The traditional Talmudic view was that people had 248 limbs and 365 sinews that correspond to the 248 positive and 365 negative mitzvot. Luria believed the soul had spiritual equivalents of these limbs and sinews. Only the mitzvah connected to a part of the soul animated and fulfilled that part. To be fully realized, a soul must fulfill all the mitzvot.
Can Souls Transmigrate Only into Humans?
Another controversy regarding transmigration was the question of whether or not a soul could only transmigrate into other humans. For some Kabbalists it was considered an insult to the human soul to consider its transmigration into nonhumans. Though everything has a soul, these Kabbalists saw the human soul as of a higher order. There were also those Kabbalists who believed that a soul, according to the severity of its trangression, could return in an animal or in another aspect of nature. For those who held this position, the very particular laws advocating kindness toward animals reinforce their opinion.
The Souls of Animals
There is a whole category of laws concerning the ritual slaughter of animals (shekhitah) that determines whether an animal is kosher and thus fit to be eaten. The conventional way of understanding these laws is to see them as aimed at preventing cruelty to animals.

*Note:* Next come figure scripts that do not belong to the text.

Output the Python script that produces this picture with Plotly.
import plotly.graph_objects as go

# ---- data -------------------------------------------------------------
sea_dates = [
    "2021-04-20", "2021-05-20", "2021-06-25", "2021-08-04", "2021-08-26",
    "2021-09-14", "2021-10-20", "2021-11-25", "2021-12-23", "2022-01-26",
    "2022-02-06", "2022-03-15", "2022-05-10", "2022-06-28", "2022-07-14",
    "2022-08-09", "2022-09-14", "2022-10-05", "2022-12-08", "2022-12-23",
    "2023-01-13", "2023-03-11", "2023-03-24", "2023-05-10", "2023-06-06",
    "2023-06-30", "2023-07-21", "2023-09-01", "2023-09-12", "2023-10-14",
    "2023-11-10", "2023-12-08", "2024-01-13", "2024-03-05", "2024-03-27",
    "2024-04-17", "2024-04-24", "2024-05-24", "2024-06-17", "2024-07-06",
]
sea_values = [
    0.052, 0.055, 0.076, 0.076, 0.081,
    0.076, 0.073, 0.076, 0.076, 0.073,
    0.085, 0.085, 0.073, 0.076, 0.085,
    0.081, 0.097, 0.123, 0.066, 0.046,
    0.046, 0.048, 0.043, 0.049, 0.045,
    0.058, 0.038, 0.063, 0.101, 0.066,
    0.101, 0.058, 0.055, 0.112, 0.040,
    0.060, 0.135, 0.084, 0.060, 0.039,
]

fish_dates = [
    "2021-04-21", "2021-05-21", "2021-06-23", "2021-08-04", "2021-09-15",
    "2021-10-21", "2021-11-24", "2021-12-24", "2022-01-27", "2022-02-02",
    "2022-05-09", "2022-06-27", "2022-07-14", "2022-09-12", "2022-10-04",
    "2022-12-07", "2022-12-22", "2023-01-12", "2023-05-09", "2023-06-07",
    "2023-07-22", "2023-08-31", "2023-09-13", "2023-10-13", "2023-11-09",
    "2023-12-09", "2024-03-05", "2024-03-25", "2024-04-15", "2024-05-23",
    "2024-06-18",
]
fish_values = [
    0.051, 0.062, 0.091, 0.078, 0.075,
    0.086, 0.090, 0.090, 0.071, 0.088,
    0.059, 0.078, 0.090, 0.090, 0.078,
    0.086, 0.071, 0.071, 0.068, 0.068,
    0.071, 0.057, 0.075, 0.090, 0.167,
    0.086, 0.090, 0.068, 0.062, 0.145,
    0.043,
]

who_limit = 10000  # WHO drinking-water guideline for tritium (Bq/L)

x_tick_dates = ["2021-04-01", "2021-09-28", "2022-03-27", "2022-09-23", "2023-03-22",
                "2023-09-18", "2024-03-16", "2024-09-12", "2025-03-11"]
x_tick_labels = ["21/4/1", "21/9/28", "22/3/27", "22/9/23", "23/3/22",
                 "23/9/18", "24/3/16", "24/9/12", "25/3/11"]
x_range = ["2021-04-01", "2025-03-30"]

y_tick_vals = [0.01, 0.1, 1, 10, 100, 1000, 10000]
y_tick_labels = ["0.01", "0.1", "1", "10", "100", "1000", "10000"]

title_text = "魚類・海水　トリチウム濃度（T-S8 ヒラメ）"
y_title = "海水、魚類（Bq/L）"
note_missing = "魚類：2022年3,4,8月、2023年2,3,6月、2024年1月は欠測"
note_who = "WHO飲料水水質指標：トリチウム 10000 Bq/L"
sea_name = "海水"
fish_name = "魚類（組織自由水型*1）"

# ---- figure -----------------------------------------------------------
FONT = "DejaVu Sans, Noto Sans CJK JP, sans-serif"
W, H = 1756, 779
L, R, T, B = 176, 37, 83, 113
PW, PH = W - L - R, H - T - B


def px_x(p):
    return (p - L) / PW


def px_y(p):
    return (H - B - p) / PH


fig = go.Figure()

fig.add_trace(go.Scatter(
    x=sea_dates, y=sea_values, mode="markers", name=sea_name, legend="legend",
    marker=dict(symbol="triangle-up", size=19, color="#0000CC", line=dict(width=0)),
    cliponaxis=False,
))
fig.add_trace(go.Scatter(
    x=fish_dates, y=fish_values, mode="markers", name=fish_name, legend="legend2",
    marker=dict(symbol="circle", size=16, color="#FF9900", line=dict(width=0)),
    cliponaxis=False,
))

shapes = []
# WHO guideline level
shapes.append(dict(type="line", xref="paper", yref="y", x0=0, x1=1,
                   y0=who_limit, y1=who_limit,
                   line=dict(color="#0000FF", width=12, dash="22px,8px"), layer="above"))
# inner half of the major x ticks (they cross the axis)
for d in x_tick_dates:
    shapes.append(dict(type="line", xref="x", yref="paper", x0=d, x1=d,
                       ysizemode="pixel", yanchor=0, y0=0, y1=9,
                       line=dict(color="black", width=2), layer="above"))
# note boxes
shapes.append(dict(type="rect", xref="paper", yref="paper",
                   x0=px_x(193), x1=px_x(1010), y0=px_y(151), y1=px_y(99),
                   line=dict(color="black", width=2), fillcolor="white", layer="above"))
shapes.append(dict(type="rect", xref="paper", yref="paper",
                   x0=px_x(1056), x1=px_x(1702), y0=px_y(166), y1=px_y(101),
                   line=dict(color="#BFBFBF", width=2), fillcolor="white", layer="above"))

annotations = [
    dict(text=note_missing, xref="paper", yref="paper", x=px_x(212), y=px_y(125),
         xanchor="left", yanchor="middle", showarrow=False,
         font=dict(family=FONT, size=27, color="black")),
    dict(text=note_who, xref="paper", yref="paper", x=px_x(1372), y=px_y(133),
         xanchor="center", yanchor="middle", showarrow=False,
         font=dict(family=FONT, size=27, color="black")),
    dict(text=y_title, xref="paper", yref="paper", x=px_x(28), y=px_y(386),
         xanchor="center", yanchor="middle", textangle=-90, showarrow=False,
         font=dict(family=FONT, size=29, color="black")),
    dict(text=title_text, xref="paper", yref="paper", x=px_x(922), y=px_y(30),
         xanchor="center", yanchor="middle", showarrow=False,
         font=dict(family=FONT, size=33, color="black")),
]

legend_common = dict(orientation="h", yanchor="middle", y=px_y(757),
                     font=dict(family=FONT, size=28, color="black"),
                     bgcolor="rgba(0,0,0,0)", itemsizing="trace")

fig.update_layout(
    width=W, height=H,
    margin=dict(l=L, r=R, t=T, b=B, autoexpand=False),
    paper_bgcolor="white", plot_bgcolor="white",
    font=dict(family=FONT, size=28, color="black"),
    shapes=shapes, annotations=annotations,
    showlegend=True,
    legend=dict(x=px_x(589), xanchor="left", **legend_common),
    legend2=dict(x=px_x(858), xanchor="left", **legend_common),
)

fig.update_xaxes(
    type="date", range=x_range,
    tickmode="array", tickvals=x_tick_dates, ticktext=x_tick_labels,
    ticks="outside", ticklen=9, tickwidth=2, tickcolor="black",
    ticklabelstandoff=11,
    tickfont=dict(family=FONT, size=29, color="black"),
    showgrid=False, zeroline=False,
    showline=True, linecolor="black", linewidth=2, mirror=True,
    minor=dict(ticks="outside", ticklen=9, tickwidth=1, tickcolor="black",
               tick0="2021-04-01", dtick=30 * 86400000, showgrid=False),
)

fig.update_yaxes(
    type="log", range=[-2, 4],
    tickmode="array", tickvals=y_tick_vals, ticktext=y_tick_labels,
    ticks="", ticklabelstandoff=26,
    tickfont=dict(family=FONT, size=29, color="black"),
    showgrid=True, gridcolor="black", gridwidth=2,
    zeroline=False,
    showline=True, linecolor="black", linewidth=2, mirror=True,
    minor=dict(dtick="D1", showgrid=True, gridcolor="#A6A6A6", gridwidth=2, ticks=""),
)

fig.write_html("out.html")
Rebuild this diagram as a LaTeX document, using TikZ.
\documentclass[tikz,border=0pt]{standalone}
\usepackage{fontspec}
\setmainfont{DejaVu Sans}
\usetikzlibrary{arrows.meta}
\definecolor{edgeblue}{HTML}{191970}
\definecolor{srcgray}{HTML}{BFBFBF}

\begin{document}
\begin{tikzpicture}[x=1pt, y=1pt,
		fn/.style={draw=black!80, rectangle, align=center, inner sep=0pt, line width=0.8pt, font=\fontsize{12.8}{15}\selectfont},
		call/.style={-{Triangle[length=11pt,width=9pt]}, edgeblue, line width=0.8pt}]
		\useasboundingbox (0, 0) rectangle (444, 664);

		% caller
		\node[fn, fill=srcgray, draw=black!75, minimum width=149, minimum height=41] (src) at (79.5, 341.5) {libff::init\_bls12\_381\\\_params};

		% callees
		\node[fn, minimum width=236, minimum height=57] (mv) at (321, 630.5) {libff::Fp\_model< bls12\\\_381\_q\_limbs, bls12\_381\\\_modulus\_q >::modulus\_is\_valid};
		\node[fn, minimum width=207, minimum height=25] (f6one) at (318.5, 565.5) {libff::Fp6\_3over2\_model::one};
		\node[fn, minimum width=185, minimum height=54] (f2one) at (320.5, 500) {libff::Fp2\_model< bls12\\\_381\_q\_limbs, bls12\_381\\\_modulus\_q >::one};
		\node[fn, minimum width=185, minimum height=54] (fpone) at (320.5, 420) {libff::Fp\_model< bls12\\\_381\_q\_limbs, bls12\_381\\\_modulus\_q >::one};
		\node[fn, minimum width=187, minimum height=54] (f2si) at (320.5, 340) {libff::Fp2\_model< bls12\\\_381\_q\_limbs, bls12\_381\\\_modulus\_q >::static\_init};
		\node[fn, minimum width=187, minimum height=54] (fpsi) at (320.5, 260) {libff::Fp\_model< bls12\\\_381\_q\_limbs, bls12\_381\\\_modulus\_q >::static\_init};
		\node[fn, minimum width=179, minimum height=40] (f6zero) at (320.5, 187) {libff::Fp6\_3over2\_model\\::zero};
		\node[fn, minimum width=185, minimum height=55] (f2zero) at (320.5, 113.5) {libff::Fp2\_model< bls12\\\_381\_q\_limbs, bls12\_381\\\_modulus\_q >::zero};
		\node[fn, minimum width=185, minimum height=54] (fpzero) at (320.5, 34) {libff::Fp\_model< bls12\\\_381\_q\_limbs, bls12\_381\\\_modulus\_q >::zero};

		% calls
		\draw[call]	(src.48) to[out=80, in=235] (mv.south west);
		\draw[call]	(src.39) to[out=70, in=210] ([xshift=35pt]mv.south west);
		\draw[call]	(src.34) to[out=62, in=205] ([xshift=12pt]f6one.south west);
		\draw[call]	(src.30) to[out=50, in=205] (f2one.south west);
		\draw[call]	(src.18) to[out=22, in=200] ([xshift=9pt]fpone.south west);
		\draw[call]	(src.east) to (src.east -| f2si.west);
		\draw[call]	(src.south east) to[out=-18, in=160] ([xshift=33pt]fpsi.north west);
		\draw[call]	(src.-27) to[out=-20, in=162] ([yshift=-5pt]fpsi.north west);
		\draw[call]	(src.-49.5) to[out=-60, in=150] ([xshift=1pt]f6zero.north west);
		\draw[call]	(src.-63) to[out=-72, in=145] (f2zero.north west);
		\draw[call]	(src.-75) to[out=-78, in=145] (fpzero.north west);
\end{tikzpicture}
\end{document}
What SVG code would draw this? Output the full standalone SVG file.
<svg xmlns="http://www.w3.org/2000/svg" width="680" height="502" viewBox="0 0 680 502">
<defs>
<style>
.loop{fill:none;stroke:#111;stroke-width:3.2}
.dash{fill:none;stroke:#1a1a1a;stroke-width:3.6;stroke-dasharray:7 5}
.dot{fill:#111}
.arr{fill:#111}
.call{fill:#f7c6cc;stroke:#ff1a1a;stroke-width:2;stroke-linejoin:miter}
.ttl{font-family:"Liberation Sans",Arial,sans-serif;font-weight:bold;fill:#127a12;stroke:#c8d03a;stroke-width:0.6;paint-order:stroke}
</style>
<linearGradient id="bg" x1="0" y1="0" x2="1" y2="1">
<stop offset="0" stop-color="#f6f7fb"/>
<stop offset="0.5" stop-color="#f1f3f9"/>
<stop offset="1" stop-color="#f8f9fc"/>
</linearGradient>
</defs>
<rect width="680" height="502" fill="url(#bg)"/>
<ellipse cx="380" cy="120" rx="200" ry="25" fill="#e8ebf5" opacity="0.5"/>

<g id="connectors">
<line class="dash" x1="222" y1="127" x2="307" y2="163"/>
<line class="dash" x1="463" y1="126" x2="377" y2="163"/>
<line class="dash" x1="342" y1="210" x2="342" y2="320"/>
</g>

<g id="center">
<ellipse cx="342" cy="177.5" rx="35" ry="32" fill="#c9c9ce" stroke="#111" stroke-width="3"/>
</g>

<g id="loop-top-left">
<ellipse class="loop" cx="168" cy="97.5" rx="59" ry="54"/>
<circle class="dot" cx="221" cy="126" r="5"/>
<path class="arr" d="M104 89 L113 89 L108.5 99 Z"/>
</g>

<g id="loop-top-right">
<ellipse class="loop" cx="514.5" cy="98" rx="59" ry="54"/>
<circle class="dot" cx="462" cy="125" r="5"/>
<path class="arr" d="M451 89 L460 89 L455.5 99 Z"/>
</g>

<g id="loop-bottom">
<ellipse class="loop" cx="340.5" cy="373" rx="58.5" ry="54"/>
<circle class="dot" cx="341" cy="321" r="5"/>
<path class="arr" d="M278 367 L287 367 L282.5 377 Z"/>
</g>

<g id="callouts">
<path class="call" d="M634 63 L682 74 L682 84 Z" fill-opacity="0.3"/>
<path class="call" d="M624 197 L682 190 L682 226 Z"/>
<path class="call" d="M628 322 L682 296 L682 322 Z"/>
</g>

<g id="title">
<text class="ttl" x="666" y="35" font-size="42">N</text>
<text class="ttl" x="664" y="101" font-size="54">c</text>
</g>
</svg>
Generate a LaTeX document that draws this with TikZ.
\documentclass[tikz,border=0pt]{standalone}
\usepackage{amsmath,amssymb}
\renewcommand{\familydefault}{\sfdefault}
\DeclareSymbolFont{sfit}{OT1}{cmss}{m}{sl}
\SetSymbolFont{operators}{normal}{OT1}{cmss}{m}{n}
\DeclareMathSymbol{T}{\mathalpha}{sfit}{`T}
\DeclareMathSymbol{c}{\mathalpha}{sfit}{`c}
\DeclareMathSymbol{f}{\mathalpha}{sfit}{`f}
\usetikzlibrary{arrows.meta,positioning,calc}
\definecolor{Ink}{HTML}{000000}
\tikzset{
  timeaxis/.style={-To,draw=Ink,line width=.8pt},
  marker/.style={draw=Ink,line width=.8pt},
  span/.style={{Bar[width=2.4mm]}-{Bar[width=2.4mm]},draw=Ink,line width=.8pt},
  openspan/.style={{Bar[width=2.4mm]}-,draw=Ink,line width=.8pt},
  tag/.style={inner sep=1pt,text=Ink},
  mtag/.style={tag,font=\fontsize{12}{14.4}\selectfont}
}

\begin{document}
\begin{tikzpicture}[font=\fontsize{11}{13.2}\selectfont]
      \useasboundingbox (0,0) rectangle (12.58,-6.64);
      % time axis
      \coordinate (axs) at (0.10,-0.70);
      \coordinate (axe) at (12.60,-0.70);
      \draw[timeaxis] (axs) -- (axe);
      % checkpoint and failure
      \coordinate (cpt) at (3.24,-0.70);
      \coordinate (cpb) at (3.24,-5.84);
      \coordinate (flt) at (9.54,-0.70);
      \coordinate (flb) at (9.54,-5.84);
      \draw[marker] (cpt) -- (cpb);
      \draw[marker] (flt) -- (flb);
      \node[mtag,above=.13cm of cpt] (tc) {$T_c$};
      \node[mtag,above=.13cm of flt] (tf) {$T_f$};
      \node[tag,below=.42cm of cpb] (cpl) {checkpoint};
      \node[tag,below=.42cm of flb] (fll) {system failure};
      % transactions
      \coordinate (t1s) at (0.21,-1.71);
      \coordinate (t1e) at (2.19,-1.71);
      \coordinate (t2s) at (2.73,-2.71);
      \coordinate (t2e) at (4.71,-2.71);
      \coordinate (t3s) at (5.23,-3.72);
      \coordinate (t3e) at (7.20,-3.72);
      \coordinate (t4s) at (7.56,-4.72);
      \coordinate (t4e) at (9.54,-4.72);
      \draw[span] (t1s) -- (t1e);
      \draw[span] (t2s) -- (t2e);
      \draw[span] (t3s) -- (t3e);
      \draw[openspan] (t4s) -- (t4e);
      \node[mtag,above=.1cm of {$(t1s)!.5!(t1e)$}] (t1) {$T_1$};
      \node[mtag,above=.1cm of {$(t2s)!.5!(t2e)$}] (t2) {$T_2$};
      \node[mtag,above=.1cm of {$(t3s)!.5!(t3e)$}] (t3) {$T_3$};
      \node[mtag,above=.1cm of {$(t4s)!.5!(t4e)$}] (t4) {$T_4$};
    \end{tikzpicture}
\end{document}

If you are going to eat meat, the laws of slaughter and kashrut (kosher) are meant to “humanize” the experience as much as possible. The slaughter is supposed to be swift and done with a particularly sharp knife in the vein that will kill the animal instantly. If the knife is not of the level of sharpness demanded, the slaughtering would not be kosher. Afterward, the animal must be covered with salt and soaked in water to drain the blood, for according to Leviticus, “the Nefesh [soul] of the flesh is in the blood” (17:11).
When considered in light of the idea of reincarnation even in animals, these very particular regulations can also be understood as out of kindness for the human soul that might possibly be in the animal's body. A related thought is that if we eat anything with the appropriate consciousness of the Divine we can raise up the spirit of what we have consumed and use the energy it gives us to do mitzvot.
All of the rules of ritual slaughter were also applied to sacrifices done during the time of the ancient Temples in Jerusalem.